The group might not have been able to carry off the concert without the audience’s good will. But it was a tribute to the ensemble’s musicianship as well. Mr. Evans played with clarity and an incisive rhythmic momentum, filling out the band’s sound with the judicious use of finger-picking patterns and resonant drones. His harmonies often bounced off Mr. Clayton’s full-bottomed bass lines in a manner that suggested the presence of additional instruments.

After the show, Mr. Evans noted that his formative influences included two guitarists associated with New York’s late-70’s punk-rock scene – Tom Verlaine of Television and Robert Quine of Richard Hell and the Voidoids – along with earlier favorites such as Led Zeppelin’s Jimmy Page and Keith Richards of the Rolling Stones.

Grand Gestures Work in Concert

”I’ve been trying to delve more into blues and country music lately,” Mr. Evans said, ”going back to the originals, like Robert Johnson and Hank Williams. What we’re trying to do musically is to combine or bridge what I would call the post-blues approach of the punk-rock period with some of the better aspects of the earlier, more blues-oriented rock. As for the use I make of drones, that comes, I think, from being Irish; it’s like the sound of the pipes.”

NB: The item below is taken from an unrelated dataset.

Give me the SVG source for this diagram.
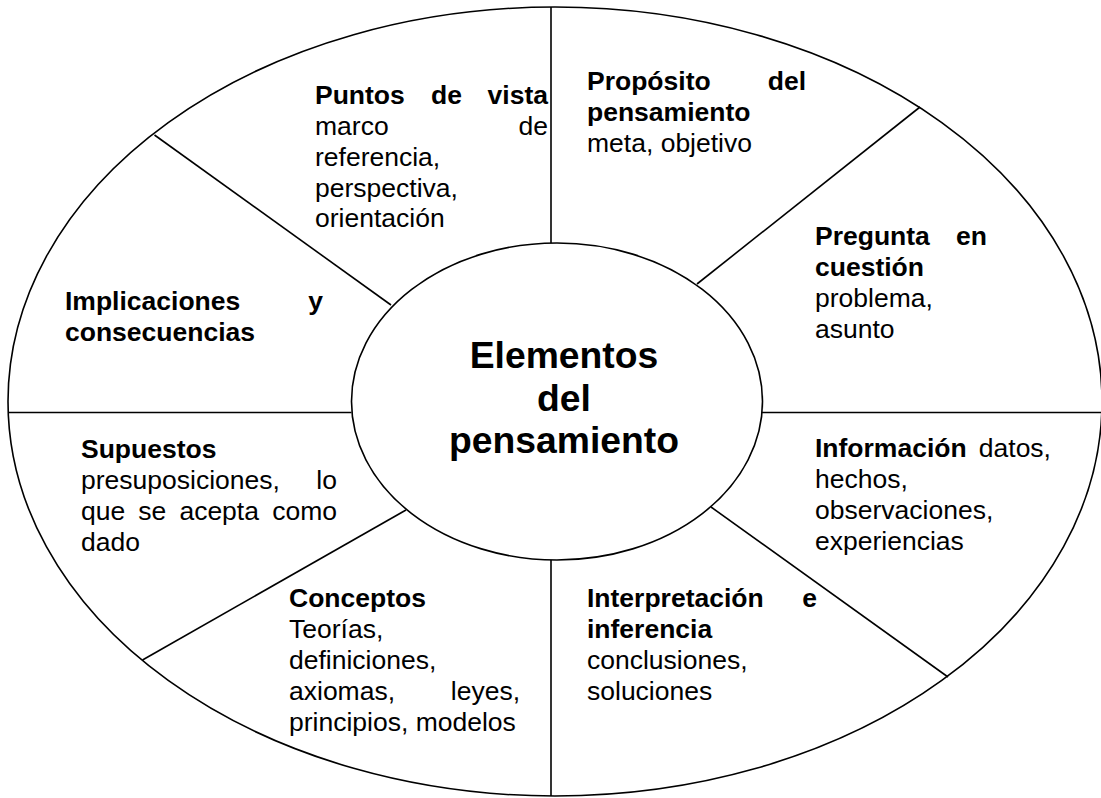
<svg xmlns="http://www.w3.org/2000/svg" width="1101" height="798" viewBox="0 0 1101 798">
<style>
.ln{stroke:#000;stroke-width:1.6;fill:none}
text{font-family:"Liberation Sans",Arial,sans-serif;font-size:26.5px;fill:#000}
.b{font-weight:bold}
.e{text-anchor:end}
.c{font-size:37.3px;font-weight:bold;text-anchor:middle}
</style>
<rect width="1101" height="798" fill="#fff"/>
<g id="outer"><ellipse class="ln" cx="555" cy="401.5" rx="547" ry="394.5"/></g>
<g id="connectors">
<line class="ln" x1="551" y1="7" x2="551" y2="243"/>
<line class="ln" x1="551" y1="560" x2="551" y2="796"/>
<line class="ln" x1="8" y1="412.5" x2="351.5" y2="412.5"/>
<line class="ln" x1="762" y1="412.5" x2="1101" y2="412.5"/>
<line class="ln" x1="154.5" y1="135" x2="391" y2="305"/>
<line class="ln" x1="920" y1="107" x2="697" y2="284"/>
<line class="ln" x1="142.5" y1="660" x2="406" y2="510"/>
<line class="ln" x1="948" y1="677" x2="711" y2="507"/>
</g>
<g id="center">
<ellipse class="ln" cx="557" cy="401.5" rx="205.5" ry="158.5" fill="#fff"/>
<text class="c" x="564" y="368">Elementos</text>
<text class="c" x="564" y="411">del</text>
<text class="c" x="564" y="453">pensamiento</text>
</g>
<g id="puntos-de-vista">
<text class="b" x="315" y="104">Puntos</text>
<text class="b" x="431" y="104">de</text>
<text class="b e" x="548" y="104">vista</text>
<text x="315" y="135">marco</text>
<text class="e" x="548" y="135">de</text>
<text x="315" y="166">referencia,</text>
<text x="315" y="197">perspectiva,</text>
<text x="315" y="227">orientación</text>
</g>
<g id="proposito">
<text class="b" x="587" y="90">Propósito</text>
<text class="b e" x="806" y="90">del</text>
<text class="b" x="587" y="121">pensamiento</text>
<text x="587" y="152">meta, objetivo</text>
</g>
<g id="pregunta">
<text class="b" x="815" y="245">Pregunta</text>
<text class="b e" x="987" y="245">en</text>
<text class="b" x="815" y="276">cuestión</text>
<text x="815" y="307">problema,</text>
<text x="815" y="338">asunto</text>
</g>
<g id="implicaciones">
<text class="b" x="65" y="310">Implicaciones</text>
<text class="b e" x="323" y="310">y</text>
<text class="b" x="65" y="341">consecuencias</text>
</g>
<g id="supuestos">
<text class="b" x="81" y="458">Supuestos</text>
<text x="81" y="489">presuposiciones,</text>
<text class="e" x="337" y="489">lo</text>
<text x="81" y="520">que</text>
<text x="138.3" y="520">se</text>
<text x="179.4" y="520">acepta</text>
<text class="e" x="337" y="520">como</text>
<text x="81" y="551">dado</text>
</g>
<g id="informacion">
<text x="815" y="457"><tspan class="b">Información</tspan></text>
<text class="e" x="1051" y="457">datos,</text>
<text x="815" y="488">hechos,</text>
<text x="815" y="519">observaciones,</text>
<text x="815" y="550">experiencias</text>
</g>
<g id="conceptos">
<text class="b" x="289" y="607">Conceptos</text>
<text x="289" y="638">Teorías,</text>
<text x="289" y="669">definiciones,</text>
<text x="289" y="700">axiomas,</text>
<text class="e" x="520" y="700">leyes,</text>
<text x="289" y="731">principios, modelos</text>
</g>
<g id="interpretacion">
<text class="b" x="587" y="607">Interpretación</text>
<text class="b e" x="817" y="607">e</text>
<text class="b" x="587" y="638">inferencia</text>
<text x="587" y="669">conclusiones,</text>
<text x="587" y="700">soluciones</text>
</g>
</svg>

The grand gestures of Bono Vox’s lyrics – the concern with victims of economic inequities and political repression, the appeals to spiritual aspirations, the desire to function as what he calls ”a conspiracy of hope” – can sometimes seem overly earnest on records, but they worked well in concert, getting the songs’ points across in spite of the lyricist’s ragged singing. In rock-and-roll, it’s the feeling that counts in the end, and the feeling was there. At times, the concert was moving in a way a more polished performance could not have been.

After the show, Bono Vox whispered hoarsely that the group could and would do better at subsequent performances. But the crowd, which left peaceably without the vociferous demand for multiple encores that has become such a rock-concert ritual, seemed well satisfied.

A band spokesman said tonight that Saturday night’s concert had been canceled on the suggestion of Mr. Vox’s doctor, but that unless complications developed, the remainder of the tour would be carried out as planned.